EXERCISE TASK :: Extract all lines from the data beneath that include the word "matplotlib".

RAW DATA ::

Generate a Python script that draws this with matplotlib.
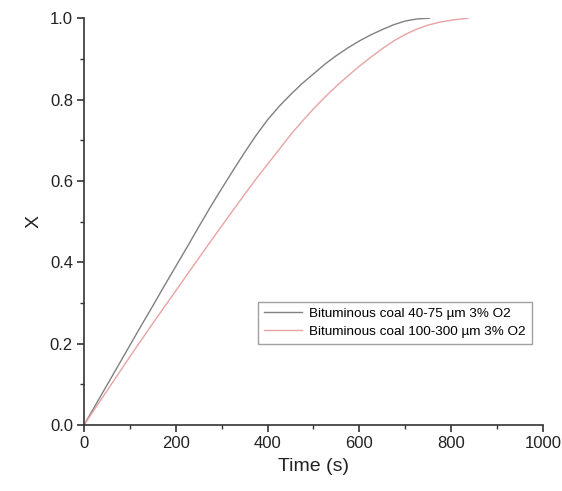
import matplotlib
matplotlib.use("Agg")
import matplotlib.pyplot as plt
from matplotlib.ticker import MultipleLocator

plt.rcParams['font.family'] = ['Liberation Sans', 'DejaVu Sans']

# Data
t_small = [0, 25, 50, 75, 100, 125, 150, 175, 200, 225, 250, 275, 300, 325, 350, 375, 400,
           425, 450, 475, 500, 525, 550, 575, 600, 625, 650, 675, 700, 725, 753]
x_small = [0, 0.049, 0.098, 0.147, 0.196, 0.245, 0.293, 0.342, 0.390, 0.438, 0.487, 0.535,
           0.581, 0.626, 0.670, 0.712, 0.750, 0.783, 0.812, 0.839, 0.863, 0.887, 0.908,
           0.927, 0.944, 0.959, 0.972, 0.984, 0.993, 0.998, 1.0]

t_large = [0, 25, 50, 75, 100, 125, 150, 175, 200, 225, 250, 275, 300, 325, 350, 375, 400,
           425, 450, 475, 500, 525, 550, 575, 600, 625, 650, 675, 700, 725, 750, 775, 800, 837]
x_large = [0, 0.042, 0.084, 0.126, 0.168, 0.209, 0.250, 0.290, 0.330, 0.370, 0.410, 0.450,
           0.489, 0.528, 0.567, 0.605, 0.641, 0.677, 0.713, 0.746, 0.777, 0.806, 0.833,
           0.858, 0.882, 0.904, 0.925, 0.944, 0.960, 0.973, 0.983, 0.990, 0.995, 1.0]

labels = ["Bituminous coal 40-75 \u00b5m 3% O2", "Bituminous coal 100-300 \u00b5m 3% O2"]

fig = plt.figure(figsize=(5.62, 4.91), dpi=100)
ax = fig.add_axes([0.1495, 0.1344, 0.8165, 0.8286])

ax.plot(t_small, x_small, color='#808080', lw=1.0, label=labels[0])
ax.plot(t_large, x_large, color='#e8a3a3', lw=1.0, label=labels[1])

ax.set_xlim(0, 1000)
ax.set_ylim(0, 1.0)
ax.xaxis.set_major_locator(MultipleLocator(200))
ax.xaxis.set_minor_locator(MultipleLocator(100))
ax.yaxis.set_major_locator(MultipleLocator(0.2))
ax.yaxis.set_minor_locator(MultipleLocator(0.1))
ax.yaxis.set_major_formatter(plt.FormatStrFormatter('%.1f'))

for s in ['top', 'right']:
    ax.spines[s].set_visible(False)
for s in ['left', 'bottom']:
    ax.spines[s].set_color('#333333')
    ax.spines[s].set_linewidth(1.2)

ax.tick_params(which='major', direction='out', length=5, width=1.2, color='#333333',
               labelsize=12, labelcolor='#222222', pad=3)
ax.tick_params(which='minor', direction='out', length=3, width=1.0, color='#333333')

ax.set_xlabel('Time (s)', fontsize=14, color='#222222', labelpad=5)
ax.set_ylabel('X', fontsize=14, color='#222222', labelpad=5)

leg = ax.legend(loc='lower left', bbox_to_anchor=(0.38, 0.199), fontsize=9.7,
                frameon=True, fancybox=False, edgecolor='#888888', handlelength=2.8,
                borderpad=0.45, labelspacing=0.4, handletextpad=0.5, borderaxespad=0)
leg.get_frame().set_linewidth(1.0)

fig.savefig('out.png', dpi=100)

TASK ANSWER ::
Generate a Python script that draws this with matplotlib.
import matplotlib
matplotlib.use("Agg")
import matplotlib.pyplot as plt
from matplotlib.ticker import MultipleLocator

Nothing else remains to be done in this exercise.